Elles déchantent rapidement, d’autant que les Allemands reprennent en l’état la structure des kolkhozes, attirant à eux leurs ex-responsables stalino-ukrainiens et des policiers. Les collabos ne connaissant pas les frontières… Puis, un sale matin de 1943, Nietotchka Vassilievna Iliachenko et sa sœur Lidia sont arrachées à leur mère, femme extraordinaire de courage et de générosité qu’elles ne reverront plus jusqu’à sa mort en 1974. Au bout de quatre semaines de voyage dans un wagon à bestiaux, épuisées, amoindries, elles sont débarquées en Autriche.

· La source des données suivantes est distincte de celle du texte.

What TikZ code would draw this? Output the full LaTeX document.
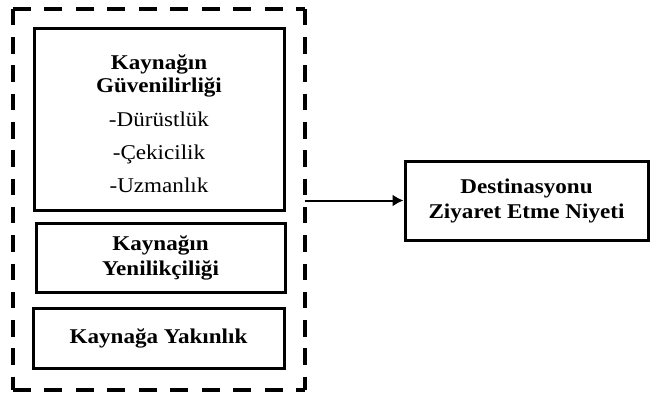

Là, c’est une longue histoire d’adaptation qui commence, avec quelques points de consolation dans le flot de son chagrin – Nietotchka Vassilievna Iliachenko trouve dans la ferme où elle est servante une protectrice en la personne de la mère de famille – et des aspects plus sombres : elle restera longtemps aux yeux de bon nombre des Autrichiens de son entourage « la Russe », désignation stigmatisante.
Publié en 1983 chez Suhrkamp, grande maison d’édition allemande, L’Ukrainienne tranche dans l’œuvre de Josef Winkler, à la langue extrêmement stylisée. L’auteur a ici cherché à transcrire l’oralité de son sujet avec le moins de filtre possible, reproduisant le rythme de sa voix, avec ses longues incises et ses répétitions.
Il faut saluer le travail de son traducteur, Bernard Banoun, qui clôt le volume par un texte replaçant le livre dans son contexte, et plus généralement l’édition de ce volume, qui comprend une préface inédite de Josef Winkler rédigée pour l’occasion, ainsi qu’une série de lettres bouleversantes d’Agafiya Davidovna Iliachenko à ses filles Nietotchka et Lidia. La publication de ce livre, programmée depuis longtemps mais survenant dans les circonstances que l’on sait, résonne avec force.
(1) Langue maternelle, traduit de l’allemand par Bernard Banoun, Verdier, 2008.
L’Ukrainienne, Josef Winkler, traduit de l’allemand (Autriche) par Bernard Banoun, Verdier, 272 pages, 22 euros.